_Your instructions_
Print the lines of the listing below verbatim from its first line through the line bearing "var W = 1679;". Any pictures are to be omitted.

_Source material_

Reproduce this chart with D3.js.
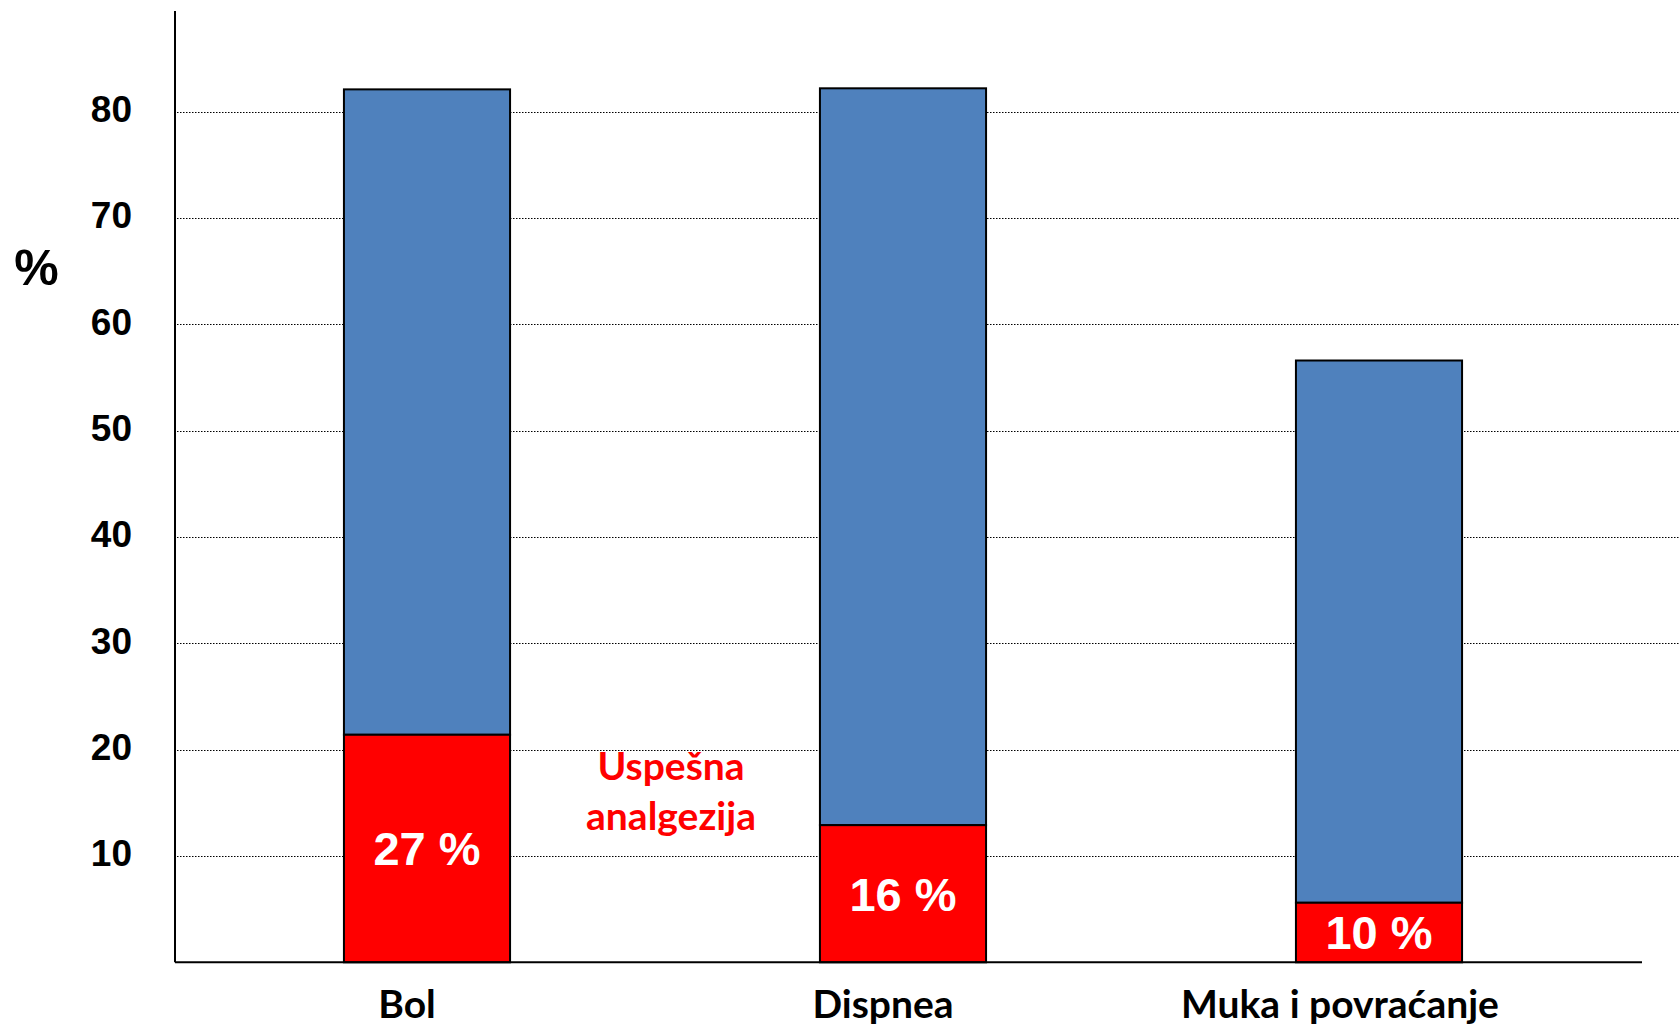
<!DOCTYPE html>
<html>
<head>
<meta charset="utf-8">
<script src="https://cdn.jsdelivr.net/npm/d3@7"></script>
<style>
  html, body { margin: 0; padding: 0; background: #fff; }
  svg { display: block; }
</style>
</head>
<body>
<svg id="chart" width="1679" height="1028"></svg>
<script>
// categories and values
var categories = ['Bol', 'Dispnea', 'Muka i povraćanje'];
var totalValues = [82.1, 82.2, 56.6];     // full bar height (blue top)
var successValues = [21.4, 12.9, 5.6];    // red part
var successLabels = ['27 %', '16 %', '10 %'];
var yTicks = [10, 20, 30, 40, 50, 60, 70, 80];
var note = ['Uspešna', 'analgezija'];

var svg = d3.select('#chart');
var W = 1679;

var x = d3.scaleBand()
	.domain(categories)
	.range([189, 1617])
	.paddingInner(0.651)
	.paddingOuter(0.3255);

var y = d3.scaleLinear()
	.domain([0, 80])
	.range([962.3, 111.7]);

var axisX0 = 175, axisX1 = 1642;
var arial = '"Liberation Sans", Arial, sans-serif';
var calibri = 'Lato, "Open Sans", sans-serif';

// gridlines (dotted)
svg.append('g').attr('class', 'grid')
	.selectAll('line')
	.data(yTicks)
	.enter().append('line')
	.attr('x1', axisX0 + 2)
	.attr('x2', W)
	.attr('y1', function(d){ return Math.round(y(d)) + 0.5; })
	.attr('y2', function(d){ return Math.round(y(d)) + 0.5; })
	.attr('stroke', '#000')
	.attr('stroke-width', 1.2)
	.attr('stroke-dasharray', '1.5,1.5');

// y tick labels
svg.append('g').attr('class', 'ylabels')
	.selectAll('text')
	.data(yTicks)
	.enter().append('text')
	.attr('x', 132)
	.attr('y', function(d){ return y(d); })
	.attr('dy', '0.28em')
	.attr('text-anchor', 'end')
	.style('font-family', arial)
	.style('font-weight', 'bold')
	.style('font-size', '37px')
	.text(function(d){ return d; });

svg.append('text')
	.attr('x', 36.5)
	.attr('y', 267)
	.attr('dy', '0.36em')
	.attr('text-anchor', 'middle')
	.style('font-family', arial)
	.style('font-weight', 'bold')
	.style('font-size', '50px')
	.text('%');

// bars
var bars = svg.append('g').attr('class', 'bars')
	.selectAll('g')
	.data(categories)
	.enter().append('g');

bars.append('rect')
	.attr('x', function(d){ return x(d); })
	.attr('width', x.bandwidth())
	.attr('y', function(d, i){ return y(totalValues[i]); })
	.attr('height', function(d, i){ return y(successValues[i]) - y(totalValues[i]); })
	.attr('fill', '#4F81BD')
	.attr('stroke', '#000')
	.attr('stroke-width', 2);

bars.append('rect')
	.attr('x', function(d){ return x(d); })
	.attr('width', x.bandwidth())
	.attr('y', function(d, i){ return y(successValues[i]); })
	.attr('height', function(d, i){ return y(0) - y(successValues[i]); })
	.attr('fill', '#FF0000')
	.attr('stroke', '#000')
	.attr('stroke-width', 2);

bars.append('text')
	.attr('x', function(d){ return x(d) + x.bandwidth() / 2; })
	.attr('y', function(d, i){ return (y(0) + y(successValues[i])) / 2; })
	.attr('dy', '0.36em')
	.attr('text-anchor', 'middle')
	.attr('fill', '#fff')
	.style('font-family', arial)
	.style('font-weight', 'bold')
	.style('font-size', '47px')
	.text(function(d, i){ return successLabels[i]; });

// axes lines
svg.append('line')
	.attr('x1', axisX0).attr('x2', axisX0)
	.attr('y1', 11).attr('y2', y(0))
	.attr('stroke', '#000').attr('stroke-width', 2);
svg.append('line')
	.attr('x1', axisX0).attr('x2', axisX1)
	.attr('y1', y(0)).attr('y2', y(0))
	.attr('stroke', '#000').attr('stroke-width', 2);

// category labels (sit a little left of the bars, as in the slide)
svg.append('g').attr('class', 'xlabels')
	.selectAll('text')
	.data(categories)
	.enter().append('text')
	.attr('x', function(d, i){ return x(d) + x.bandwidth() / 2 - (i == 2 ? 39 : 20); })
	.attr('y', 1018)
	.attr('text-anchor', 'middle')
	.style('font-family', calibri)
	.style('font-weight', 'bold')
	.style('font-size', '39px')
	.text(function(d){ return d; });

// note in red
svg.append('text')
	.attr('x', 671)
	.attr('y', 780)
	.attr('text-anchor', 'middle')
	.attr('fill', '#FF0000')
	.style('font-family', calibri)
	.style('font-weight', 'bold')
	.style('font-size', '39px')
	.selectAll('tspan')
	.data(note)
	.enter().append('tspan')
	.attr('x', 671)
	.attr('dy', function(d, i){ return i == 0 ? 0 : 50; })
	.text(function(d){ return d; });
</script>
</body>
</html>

_Task response_
Reproduce this chart with D3.js.
<!DOCTYPE html>
<html>
<head>
<meta charset="utf-8">
<script src="https://cdn.jsdelivr.net/npm/d3@7"></script>
<style>
  html, body { margin: 0; padding: 0; background: #fff; }
  svg { display: block; }
</style>
</head>
<body>
<svg id="chart" width="1679" height="1028"></svg>
<script>
// categories and values
var categories = ['Bol', 'Dispnea', 'Muka i povraćanje'];
var totalValues = [82.1, 82.2, 56.6];     // full bar height (blue top)
var successValues = [21.4, 12.9, 5.6];    // red part
var successLabels = ['27 %', '16 %', '10 %'];
var yTicks = [10, 20, 30, 40, 50, 60, 70, 80];
var note = ['Uspešna', 'analgezija'];

var svg = d3.select('#chart');
var W = 1679;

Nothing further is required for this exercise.